WHAT THE TASK ASKS →
Starting at the first line of the listing below, retype each line up to and including the one that contains "t.set_zorder(6)". Leave pictures out.

DATASET RECORDS →
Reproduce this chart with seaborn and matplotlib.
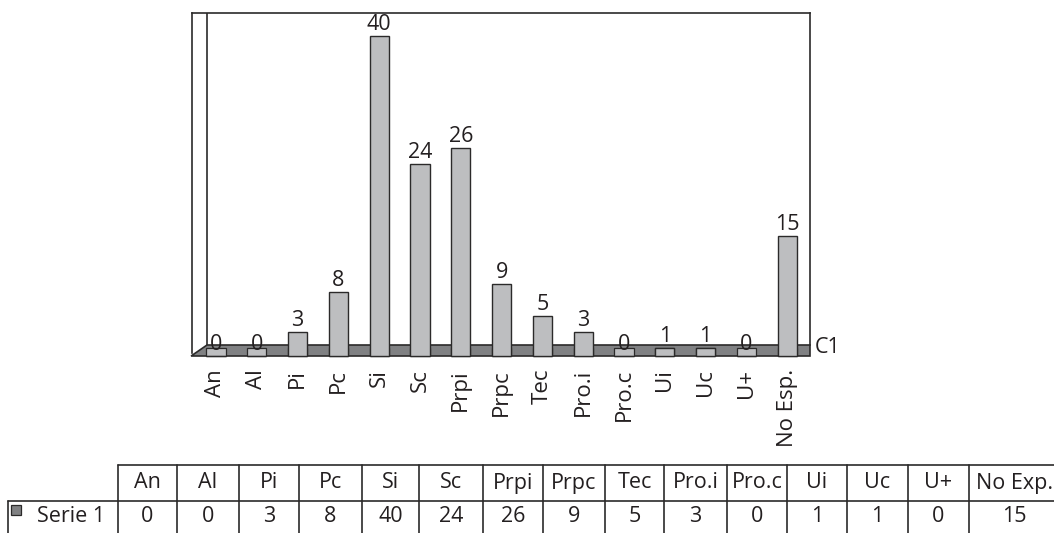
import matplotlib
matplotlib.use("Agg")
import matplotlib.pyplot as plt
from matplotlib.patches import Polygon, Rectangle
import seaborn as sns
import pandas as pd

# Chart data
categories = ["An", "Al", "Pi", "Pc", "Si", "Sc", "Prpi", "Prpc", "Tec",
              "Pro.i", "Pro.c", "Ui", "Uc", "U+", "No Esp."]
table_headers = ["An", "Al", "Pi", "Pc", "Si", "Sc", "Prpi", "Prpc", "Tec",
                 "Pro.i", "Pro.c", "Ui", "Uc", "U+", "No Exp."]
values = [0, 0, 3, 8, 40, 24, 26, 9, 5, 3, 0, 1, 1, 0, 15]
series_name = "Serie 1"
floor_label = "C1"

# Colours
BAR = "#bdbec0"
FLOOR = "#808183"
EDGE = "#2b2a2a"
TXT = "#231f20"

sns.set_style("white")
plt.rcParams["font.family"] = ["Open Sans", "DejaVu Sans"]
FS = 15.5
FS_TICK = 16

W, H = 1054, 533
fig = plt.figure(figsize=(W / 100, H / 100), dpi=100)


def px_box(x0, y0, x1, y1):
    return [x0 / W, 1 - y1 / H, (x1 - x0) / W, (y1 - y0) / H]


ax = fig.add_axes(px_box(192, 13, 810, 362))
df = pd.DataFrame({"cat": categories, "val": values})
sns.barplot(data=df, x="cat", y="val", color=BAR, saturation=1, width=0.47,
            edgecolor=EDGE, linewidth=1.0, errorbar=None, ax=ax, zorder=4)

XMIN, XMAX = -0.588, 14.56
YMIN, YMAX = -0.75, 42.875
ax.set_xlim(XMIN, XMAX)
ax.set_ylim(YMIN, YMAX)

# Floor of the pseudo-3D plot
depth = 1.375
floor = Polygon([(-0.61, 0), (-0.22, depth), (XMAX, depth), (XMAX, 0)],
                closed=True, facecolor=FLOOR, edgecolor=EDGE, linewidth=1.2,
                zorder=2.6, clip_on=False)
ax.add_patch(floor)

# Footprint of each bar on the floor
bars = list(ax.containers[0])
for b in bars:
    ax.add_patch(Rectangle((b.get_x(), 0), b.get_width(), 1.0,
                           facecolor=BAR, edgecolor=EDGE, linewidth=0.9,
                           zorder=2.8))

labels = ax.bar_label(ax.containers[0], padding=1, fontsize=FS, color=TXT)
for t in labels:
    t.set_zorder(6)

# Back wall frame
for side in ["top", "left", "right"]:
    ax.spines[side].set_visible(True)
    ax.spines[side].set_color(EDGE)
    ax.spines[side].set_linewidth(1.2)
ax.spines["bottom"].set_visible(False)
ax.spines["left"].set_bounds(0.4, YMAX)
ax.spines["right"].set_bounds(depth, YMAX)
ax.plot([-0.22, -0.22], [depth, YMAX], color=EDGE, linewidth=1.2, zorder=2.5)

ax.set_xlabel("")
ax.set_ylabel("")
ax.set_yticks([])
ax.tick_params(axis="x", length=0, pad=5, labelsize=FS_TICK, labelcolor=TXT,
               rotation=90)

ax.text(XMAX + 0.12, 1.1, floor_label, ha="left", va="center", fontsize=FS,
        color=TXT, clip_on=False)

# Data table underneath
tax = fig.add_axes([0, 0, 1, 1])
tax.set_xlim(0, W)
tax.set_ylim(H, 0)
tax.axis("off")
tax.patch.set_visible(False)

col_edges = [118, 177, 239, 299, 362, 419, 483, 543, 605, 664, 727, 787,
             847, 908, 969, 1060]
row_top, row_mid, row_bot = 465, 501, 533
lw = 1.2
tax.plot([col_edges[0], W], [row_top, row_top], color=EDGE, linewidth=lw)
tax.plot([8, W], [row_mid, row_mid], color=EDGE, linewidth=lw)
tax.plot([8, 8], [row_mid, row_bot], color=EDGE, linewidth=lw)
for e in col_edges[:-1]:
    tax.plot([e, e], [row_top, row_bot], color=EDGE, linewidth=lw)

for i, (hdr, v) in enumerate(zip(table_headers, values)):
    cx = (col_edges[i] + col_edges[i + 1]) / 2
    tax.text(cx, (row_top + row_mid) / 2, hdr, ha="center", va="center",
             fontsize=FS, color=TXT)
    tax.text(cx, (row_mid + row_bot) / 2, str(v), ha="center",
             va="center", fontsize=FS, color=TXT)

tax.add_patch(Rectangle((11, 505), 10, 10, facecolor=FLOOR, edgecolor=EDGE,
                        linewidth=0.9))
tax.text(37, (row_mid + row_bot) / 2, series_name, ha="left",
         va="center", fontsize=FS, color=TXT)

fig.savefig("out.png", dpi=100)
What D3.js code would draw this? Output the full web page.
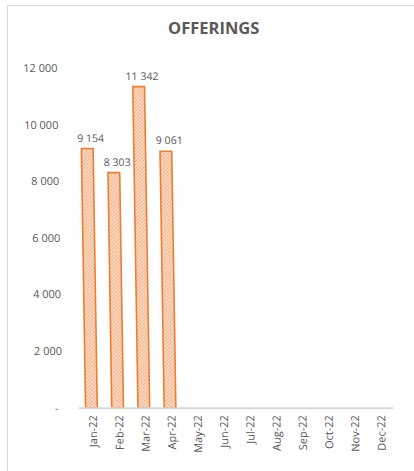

EXERCISE RESULT →
Reproduce this chart with seaborn and matplotlib.
import matplotlib
matplotlib.use("Agg")
import matplotlib.pyplot as plt
from matplotlib.patches import Polygon, Rectangle
import seaborn as sns
import pandas as pd

# Chart data
categories = ["An", "Al", "Pi", "Pc", "Si", "Sc", "Prpi", "Prpc", "Tec",
              "Pro.i", "Pro.c", "Ui", "Uc", "U+", "No Esp."]
table_headers = ["An", "Al", "Pi", "Pc", "Si", "Sc", "Prpi", "Prpc", "Tec",
                 "Pro.i", "Pro.c", "Ui", "Uc", "U+", "No Exp."]
values = [0, 0, 3, 8, 40, 24, 26, 9, 5, 3, 0, 1, 1, 0, 15]
series_name = "Serie 1"
floor_label = "C1"

# Colours
BAR = "#bdbec0"
FLOOR = "#808183"
EDGE = "#2b2a2a"
TXT = "#231f20"

sns.set_style("white")
plt.rcParams["font.family"] = ["Open Sans", "DejaVu Sans"]
FS = 15.5
FS_TICK = 16

W, H = 1054, 533
fig = plt.figure(figsize=(W / 100, H / 100), dpi=100)


def px_box(x0, y0, x1, y1):
    return [x0 / W, 1 - y1 / H, (x1 - x0) / W, (y1 - y0) / H]


ax = fig.add_axes(px_box(192, 13, 810, 362))
df = pd.DataFrame({"cat": categories, "val": values})
sns.barplot(data=df, x="cat", y="val", color=BAR, saturation=1, width=0.47,
            edgecolor=EDGE, linewidth=1.0, errorbar=None, ax=ax, zorder=4)

XMIN, XMAX = -0.588, 14.56
YMIN, YMAX = -0.75, 42.875
ax.set_xlim(XMIN, XMAX)
ax.set_ylim(YMIN, YMAX)

# Floor of the pseudo-3D plot
depth = 1.375
floor = Polygon([(-0.61, 0), (-0.22, depth), (XMAX, depth), (XMAX, 0)],
                closed=True, facecolor=FLOOR, edgecolor=EDGE, linewidth=1.2,
                zorder=2.6, clip_on=False)
ax.add_patch(floor)

# Footprint of each bar on the floor
bars = list(ax.containers[0])
for b in bars:
    ax.add_patch(Rectangle((b.get_x(), 0), b.get_width(), 1.0,
                           facecolor=BAR, edgecolor=EDGE, linewidth=0.9,
                           zorder=2.8))

labels = ax.bar_label(ax.containers[0], padding=1, fontsize=FS, color=TXT)
for t in labels:
    t.set_zorder(6)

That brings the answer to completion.